I was so unhappy. Unhappy with who I was, where I was and where I was (not) going. But, I put my mask on and I faked it.
PS: Ya know that quote everyone loves to tell everyone? The one that says,
“Fake it ’til ya make it?”THATS. CRAP. Don’t do that.
I moved to North Little Rock, Ark. in 2015. I was working full time at a job I truly loved. In fact, it was a key factor in my survival here. Unfortunately, I was still off. Ya know how a lot of people explain depression as this “empty” feeling? Yea, I feel that. I think that “empty” part in me was my inability to cope. Cope with sadness, resentment, fear and pride. So, I just stuffed it with something that required no coping. A drink made me forget and that worked for me, for a while.
I drank every night. I continued to live this lifestyle for about 2 more years. I like to say I hit the pause button here. Because I’m a high-functioning alcoholic, I didn’t lose any friends or family. I was never fired from a job. I never got in any legal trouble. But I wasn’t present. I was just going through the motions.

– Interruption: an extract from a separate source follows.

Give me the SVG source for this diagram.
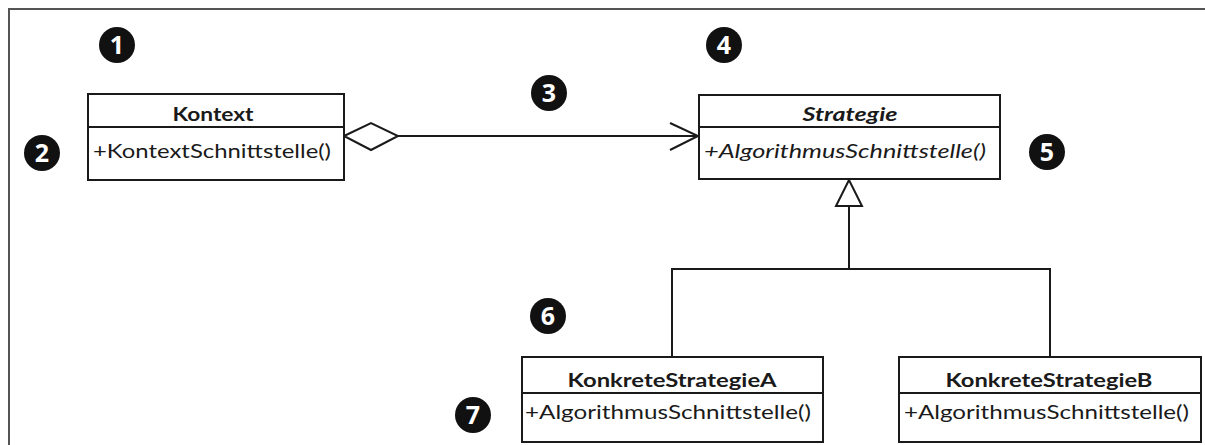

In May of 2017, I transitioned from full-time employee to full-time student. I had a part-time job that fall, but I eventually quit that too. After that, most of my days ended at noon. I claimed I would spend that extra time studying, but I didn’t. Free time just meant more drinking time for me. At the end of last year, I transitioned from heavy drinker to really heavy drinker. Like, seriously-life-threatening-drinker.
My relationship with God was non-existent. I was too scared to pray and I certainly didn’t even think about going to church. My fear had me convinced that I had messed up too much for Him. My pride had me convinced that I was
FINE (addiction loves that lie) and that I would just have to figure it out without Him.
This played a vital role in my addiction, just as it plays a vital role in my recovery. Don’t worry. We’ll get there.
So I was drinking. A lot. At the of 2017, I was drinking all day. Every day. Sleep kind of turned into intermittent napping for me. I’d pass out, sleep for 3-4 hours, then wake up with a racing heart, nausea and headaches. The next day, the vicious cycle started again. I was always hungover, so eventually, I was drinking just to feel okay and function.
I barely made it through the holidays and then my physical health began to deteriorate. I was overwhelmingly shaky. I had stomach issues, dizziness, high blood pressure and fatigue. The only thing the alcohol provided me was some relief from the shakes. I was very sick and it became obvious.
I needed help. But I was too good to ask for it.